Phobic Postcards: by Pierre Cassou-Noguès

Conclusion (Freud's path)

Psychoanalysis may work. Not just because telling someone who cares (someone who cares because I pay him to care) about my problems is always a relief. Understanding, or convincing myself that I am afraid of open spaces because I am afraid of yielding to unbecoming desires, and this because I am afraid of being castrated and devoured by a mythical father, and understanding that these fears are perfectly normal because everyone entertains unbecoming desires and dreads being devoured, this understanding could free me from my fear of walking outside, or from my vertigo, or my phobia of mice, crabs, jellyfish, whatever. I would no longer have phobias, or the fearsome things, or the fearsome emptiness, would be subdued, and the fear would be erased from the world around me. It could be.

The problem is not that psychoanalysis does not work. Quite on the contrary, the problem is that it may work and erase this fearsome aspect of singular objects, or replace it with a more general, universal, fear, which we cannot get rid of but which we can take with a certain detachment. Our world, then, becomes quite ordinary. Mice, crabs, jellyfish no longer stick out of their surroundings as if they had magical powers. Windows are just to be opened for fresh air. It is not that this world is flat or boring. It is that something has been lost which called to be described.

That is what philosophers do, or should do: describe. As Merleau-Ponty phrased it, “bring experience to expression.” However, instead of coming to terms with our experience, psychoanalysis aims at erasing an aspect of our experience, so that all the things around us would appear on the same plane, and only in ourselves would there be extraordinary desires.

Coming to terms with our experience: that is, describing, putting our experience into words, and at the same time accepting our experience, being able to cope with it. Putting the fearsome thing at a distance, or on the stage of a story, so as to be able to cope with the fear. Words, when they are chosen with some care, just a little bit of attention, do imply some distance. They should be transparent but they are not immaterial.

Besides, stories are not told with reason only. One cannot reason a good story. If, or when, stories work, they have their own logic, their own coherence, in the way they are told. The logic of stories is not that of reason, nor perforce that of psychoanalysis. Stories play with monsters (as Hercules played with lions disguised as women, a multi-headed hydra, man-eating birds, and so on). Psychoanalysis deals with desires. Telling stories is not psychotherapy. It goes in another direction but it implies, just like psychoanalysis, a break from “reason,” “intelligence,” as Freud used the term.

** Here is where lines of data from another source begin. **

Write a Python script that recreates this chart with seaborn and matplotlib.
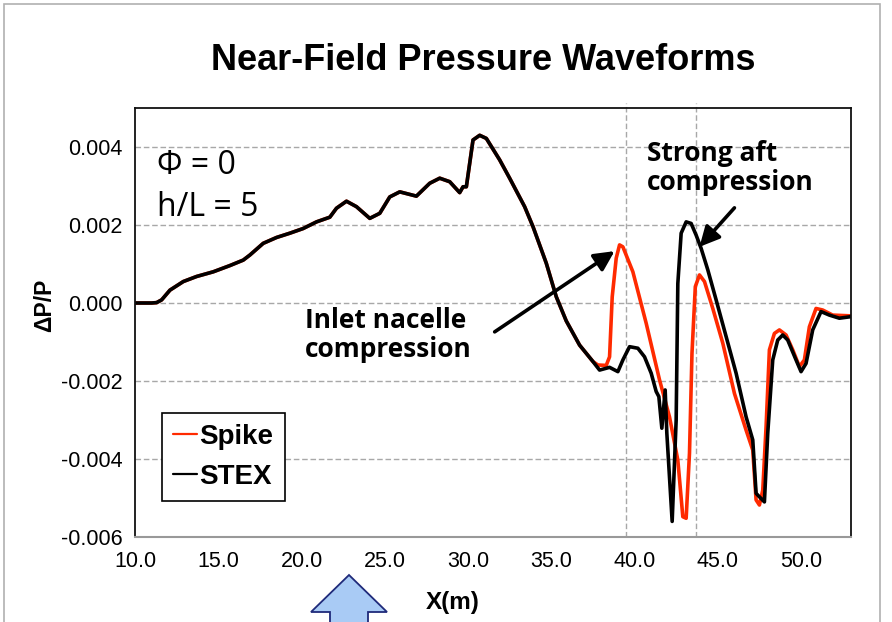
import numpy as np
import pandas as pd
import matplotlib
matplotlib.use("Agg")
import matplotlib.pyplot as plt
from matplotlib.patches import Polygon, Rectangle
import seaborn as sns

# ---- data ----
# shared front part of both waveforms
x_common = [10.0, 11.0, 11.3, 11.6, 12.1, 12.9, 13.7, 14.7, 15.7, 16.5, 16.9, 17.7,
            18.5, 19.3, 20.1, 20.9, 21.7, 22.1, 22.7, 23.3, 24.1, 24.7, 25.3, 25.9,
            26.9, 27.7, 28.3, 28.9, 29.5, 29.7, 29.9, 30.3, 30.7, 31.1, 31.9, 32.5,
            33.4, 33.9, 34.7, 35.3, 35.9, 36.7, 37.5]
y_common = [0.0, 0.0, 0.00001, 0.00008, 0.00033, 0.00055, 0.00068, 0.0008, 0.00096,
            0.0011, 0.00123, 0.00153, 0.00168, 0.00179, 0.00191, 0.00208, 0.0022,
            0.00243, 0.00261, 0.00247, 0.00217, 0.0023, 0.00272, 0.00285, 0.00274,
            0.00307, 0.0032, 0.00311, 0.00283, 0.00298, 0.00298, 0.00418, 0.0043,
            0.00422, 0.00367, 0.0032, 0.00247, 0.00196, 0.00102, 0.00016, -0.00046,
            -0.00108, -0.0015]

x_spike_tail = [37.8, 38.3, 38.5, 38.66, 38.9, 39.1, 39.3, 39.9, 40.7, 41.5, 42.1, 42.6,
                42.9, 43.1, 43.3, 43.45, 43.65, 43.9, 44.2, 44.7, 45.3, 46.0, 46.7, 47.1,
                47.3, 47.5, 47.7, 47.9, 48.1, 48.4, 48.7, 49.1, 49.5, 49.9, 50.2, 50.5,
                50.9, 51.3, 51.9, 53.0]
y_spike_tail = [-0.00159, -0.0016, -0.00138, 0.00016, 0.00115, 0.00149, 0.00144, 0.0008,
                -0.00052, -0.00197, -0.00292, -0.00403, -0.00548, -0.00552, -0.00385,
                -0.00129, 0.00042, 0.00072, 0.00055, -0.00014, -0.00103, -0.00232,
                -0.00326, -0.00377, -0.00505, -0.00518, -0.0048, -0.00317, -0.0012,
                -0.00078, -0.00069, -0.00082, -0.0012, -0.00163, -0.00146, -0.00061,
                -0.00014, -0.00018, -0.00031, -0.00033]

x_stex_tail = [37.9, 38.5, 39.0, 39.3, 39.7, 40.2, 40.6, 41.0, 41.3, 41.46, 41.64, 41.84,
               41.94, 42.26, 42.5, 42.6, 42.8, 43.1, 43.4, 43.7, 44.0, 44.4, 44.9, 45.5,
               46.1, 46.7, 47.1, 47.3, 47.5, 47.8, 48.0, 48.3, 48.6, 48.9, 49.2, 49.7,
               50.0, 50.3, 50.7, 51.2, 51.7, 52.3, 53.0]
y_stex_tail = [-0.00172, -0.00165, -0.00176, -0.00146, -0.00112, -0.00116, -0.00138,
               -0.0018, -0.00227, -0.0024, -0.00321, -0.00223, -0.00334, -0.0056, -0.003,
               0.0005, 0.00179, 0.00208, 0.00204, 0.00174, 0.0014, 0.00085, 0.00008,
               -0.00086, -0.0018, -0.00292, -0.00351, -0.00488, -0.00497, -0.0051,
               -0.00334, -0.00146, -0.00095, -0.00082, -0.00095, -0.00146, -0.00176,
               -0.00155, -0.00069, -0.00022, -0.00031, -0.00039, -0.00035]

series_names = ["Spike", "STEX"]
series_colors = ["#ff2a00", "#000000"]
marker_lines_x = [39.5, 43.7]
y_ticks = [-0.006, -0.004, -0.002, 0.0, 0.002, 0.004]
x_ticks = [10, 15, 20, 25, 30, 35, 40, 45, 50]

df = pd.concat([
    pd.DataFrame({"X": x_common + x_spike_tail, "dP": y_common + y_spike_tail, "model": "Spike"}),
    pd.DataFrame({"X": x_common + x_stex_tail, "dP": y_common + y_stex_tail, "model": "STEX"}),
], ignore_index=True)

# ---- style ----
sns.set_style("white")
plt.rcParams["font.family"] = ["Liberation Sans", "DejaVu Sans"]
plt.rcParams["axes.unicode_minus"] = False
plt.rcParams["text.color"] = "black"
plt.rcParams["axes.labelcolor"] = "black"
plt.rcParams["xtick.color"] = "black"
plt.rcParams["ytick.color"] = "black"

W, H = 892, 622
fig = plt.figure(figsize=(W / 100, H / 100), dpi=100)
ax = fig.add_axes([135 / W, (H - 537) / H, 716 / W, 429 / H])

sns.lineplot(data=df, x="X", y="dP", hue="model", hue_order=series_names,
             palette=dict(zip(series_names, series_colors)), estimator=None,
             sort=False, linewidth=2.6, ax=ax)
for ln in ax.get_lines():
    ln.set_solid_joinstyle("round")
    ln.set_solid_capstyle("round")

ax.set_xlim(10, 53)
ax.set_ylim(-0.006, 0.005)
ax.set_yticks(y_ticks)
ax.set_yticklabels([f"{v:.3f}" for v in y_ticks])
ax.set_xticks(x_ticks)
ax.set_xticklabels([f"{v:.1f}" for v in x_ticks])
ax.tick_params(axis="both", labelsize=15.5, labelcolor="black", length=5, width=1,
               direction="out", pad=5)
ax.tick_params(axis="x", color="#999999", length=4, pad=6)
ax.tick_params(axis="y", color="#999999", pad=4)

ax.yaxis.grid(True, linestyle=(0, (4, 2)), color="#a8a8a8", linewidth=1)
ax.xaxis.grid(False)
for xv in marker_lines_x:
    ax.axvline(xv, ymin=0, ymax=1.012, linestyle=(0, (4, 2)), color="#a8a8a8",
               linewidth=1, clip_on=False, zorder=0.5)

for side in ["left", "top", "right"]:
    ax.spines[side].set_color("#111111")
    ax.spines[side].set_linewidth(1.3)
ax.spines["bottom"].set_color("#999999")
ax.spines["bottom"].set_linewidth(1.5)

ax.set_xlabel("X(m)", fontsize=17.5, fontweight="bold")
ax.xaxis.set_label_coords(0.444, -0.125)
ax.set_ylabel("ΔP/P", fontsize=16.5, fontweight="bold")
ax.yaxis.set_label_coords(-0.11, 0.54)

leg = ax.legend(loc="lower left", bbox_to_anchor=(0.0377, 0.084), borderaxespad=0,
                frameon=True, fancybox=False, edgecolor="black", framealpha=1,
                handlelength=0.85, handletextpad=0.1, borderpad=0.4,
                labelspacing=0.5, prop={"weight": "bold", "size": 20})
leg.get_frame().set_linewidth(1.2)
for line in leg.get_lines():
    line.set_linewidth(1.6)

# annotations
txt_font = ["Open Sans", "DejaVu Sans"]
ax.text(11.35, 0.00352, "Φ = 0", fontsize=23, family=txt_font, va="center", ha="left")
ax.text(11.35, 0.00245, "h/L = 5", fontsize=23, family=txt_font, va="center", ha="left")

bold_font = ["Open Sans", "DejaVu Sans"]
ax.text(20.2, -0.00083, "Inlet nacelle\ncompression", fontsize=19, family=bold_font,
        fontweight="bold", va="center", ha="left", linespacing=1.1)
ax.text(40.75, 0.00345, "Strong aft\ncompression", fontsize=19, family=bold_font,
        fontweight="bold", va="center", ha="left", linespacing=1.1)

arrow_kw = dict(arrowstyle="-|>", color="black", lw=2.6, mutation_scale=30,
                shrinkA=0, shrinkB=0)
ax.annotate("", xy=(38.8, 0.00133), xytext=(31.6, -0.00074), arrowprops=arrow_kw)
ax.annotate("", xy=(43.9, 0.00144), xytext=(46.0, 0.00244), arrowprops=arrow_kw)

# title
fig.text(483 / W, 1 - 60 / H, "Near-Field Pressure Waveforms", fontsize=26,
         fontweight="bold", ha="center", va="center")

# slide frame and blue up arrow decoration
def fp(x, y):
    return (x / W, 1 - y / H)

frame = Rectangle(fp(4, 640), (880 - 4) / W, (640 - 4) / H, transform=fig.transFigure,
                  fill=False, edgecolor="#b0b0b0", linewidth=1.2)
fig.patches.append(frame)
arrow_pts = [fp(349, 575), fp(387, 612), fp(368, 612), fp(368, 640), fp(330, 640),
             fp(330, 612), fp(311, 612)]
fig.patches.append(Polygon(arrow_pts, closed=True, transform=fig.transFigure,
                           facecolor="#a9cbf5", edgecolor="#1f2a7a", linewidth=1.3))

fig.savefig("out.png", dpi=100)
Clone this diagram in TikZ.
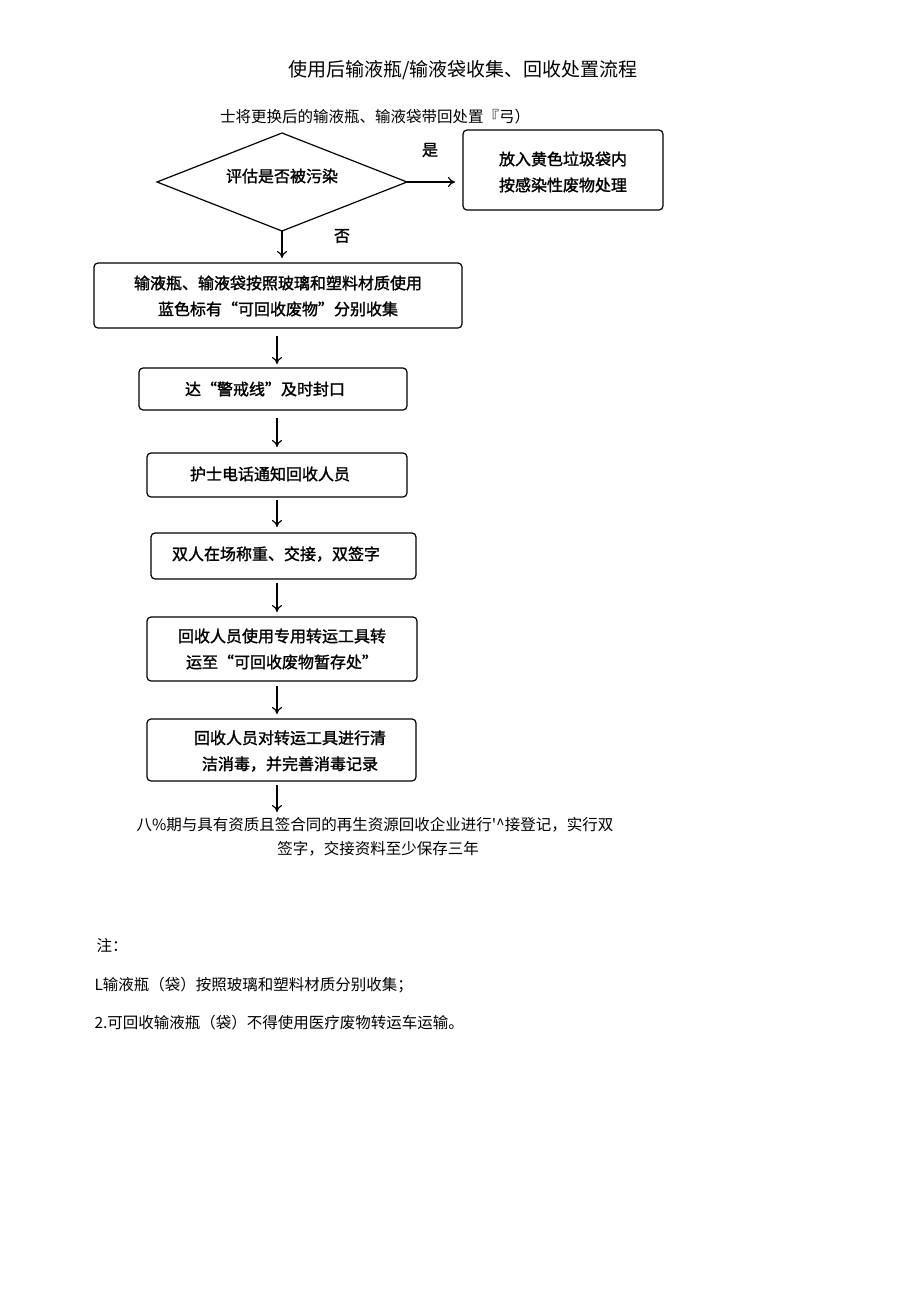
\documentclass[tikz,border=0pt]{standalone}
\usepackage{fontspec}
\usetikzlibrary{shapes.geometric,arrows.meta}
\newfontfamily\cjk{Noto Sans CJK SC}
\newfontfamily\cjkb{Noto Sans CJK SC}[FakeBold=1.5]
\begin{document}
\begin{tikzpicture}[x=1pt,y=-1pt,
  bx/.style={draw,rounded corners=4pt,line width=1.2pt,inner sep=0pt},
  bt/.style={font=\cjkb\fontsize{16}{26}\selectfont,align=center},
  ar/.style={-{To[length=7pt,width=10pt]},line width=1.2pt},
  pl/.style={font=\cjk\fontsize{15.5}{23}\selectfont}]
\useasboundingbox (0,0) rectangle (920,1301);
\node[font=\cjk\fontsize{19}{22}\selectfont] (title) at (463,70) {使用后输液瓶/输液袋收集、回收处置流程};
\node[pl] (top) at (375,117) {士将更换后的输液瓶、输液袋带回处置『弓）};
\coordinate (dl) at (157,182); \coordinate (dr) at (407,182);
\coordinate (dt) at (282,133); \coordinate (db) at (282,231);
\draw[line width=1.2pt] (dl)--(dt)--(dr)--(db)--cycle;
\node[bt] (d) at (282,176) {评估是否被污染};
\draw[bx] (463,130) rectangle (663,210);
\node[bt] (yes) at (563,172) {放入黄色垃圾袋内\\按感染性废物处理};
\coordinate (yesl) at (455,182);
\draw[ar] (dr)--(yesl);
\node[bt] (shi) at (430,150) {是};
\node[bt] (fou) at (342,236) {否};
\draw[bx] (94,263) rectangle (462,328);
\node[bt] (b1) at (278,296) {输液瓶、输液袋按照玻璃和塑料材质使用\\蓝色标有“可回收废物”分别收集};
\coordinate (a0) at (282,258);
\draw[ar] (db)--(a0);
\draw[bx] (139,368) rectangle (407,410);
\node[bt] (b2) at (265,389) {达“警戒线”及时封口};
\draw[bx] (147,453) rectangle (407,497);
\node[bt] (b3) at (270,474) {护士电话通知回收人员};
\draw[bx] (151,533) rectangle (416,579);
\node[bt] (b4) at (276,554) {双人在场称重、交接，双签字};
\draw[bx] (147,617) rectangle (417,681);
\node[bt] (b5) at (282,649) {回收人员使用专用转运工具转\\运至“可回收废物暂存处”};
\draw[bx] (147,719) rectangle (416,781);
\node[bt] (b6) at (290,751) {回收人员对转运工具进行清\\洁消毒，并完善消毒记录};
\foreach \a/\b in {336/364,418/447,500/527,583/612,686/714,785/812}{
  \coordinate (s\a) at (277,\a); \coordinate (e\a) at (277,\b);
  \draw[ar] (s\a)--(e\a);}
\node[pl] (end1) at (375,825) {八\%期与具有资质且签合同的再生资源回收企业进行'\textasciicircum 接登记，实行双};
\node[pl] (end2) at (378,849) {签字，交接资料至少保存三年};
\node[pl,anchor=west] (n0) at (93,945) {注：};
\node[pl,anchor=west] (n1) at (91,985) {L输液瓶（袋）按照玻璃和塑料材质分别收集；};
\node[pl,anchor=west] (n2) at (91,1023) {2.可回收输液瓶（袋）不得使用医疗废物转运车运输。};
\end{tikzpicture}
\end{document}
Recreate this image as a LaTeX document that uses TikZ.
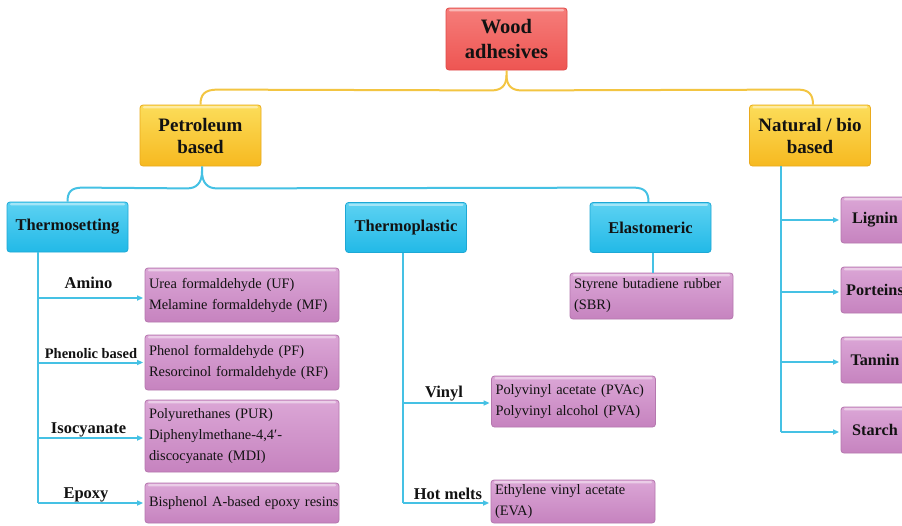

The philosopher, as a storyteller, does not have to take Pascal's test and walk on the board above the abyss. We agree that reason does not work here.

Then psychoanalysis has its psychoanalytic answer to any objection. In a famous passage in the Interpretation of Dreams, Freud, defending the claim that dreams are the accomplishment of a desire, ponders over the dream of one of his patients, which seems to be a counterexample to his theory. He concludes that the dream was indeed the accomplishment of a desire, which was to make him, Freud, wrong. In the present case, certainly, my desire to tame phobic objects through stories, keeping them at a distance but keeping them alive, would confirm the function that Freud gives to phobias as an advanced post exteriorizing and hiding the true inner fear.

Psychoanalysis aims at erasing the fearsomeness of things (the absurd fearsomeness of things, when danger is absent): there would only be fearsome desires. Whereas, I believe, philosophers describe, or should describe, experience through stories. But, because of the distance that words imply, or because of the imaginary exercises to which it gives room (to take up again Bachelard's therapy), telling stories may be enough to tame the fearsome things. It is not that psychoanalysis may not be necessary. The fearsome thing may just be too fearsome to let itself be caught in the network of words. Then the fearsome desires that Freud places at the bottom of our phobias may also be part of the reality. However, psychoanalysis cannot be the whole story. The fearsome thing, as soon as it has been coaxed, needs be told.

Then telling stories might work, or it might not. We can but keep our fingers crossed. But there is no point going on about Freud.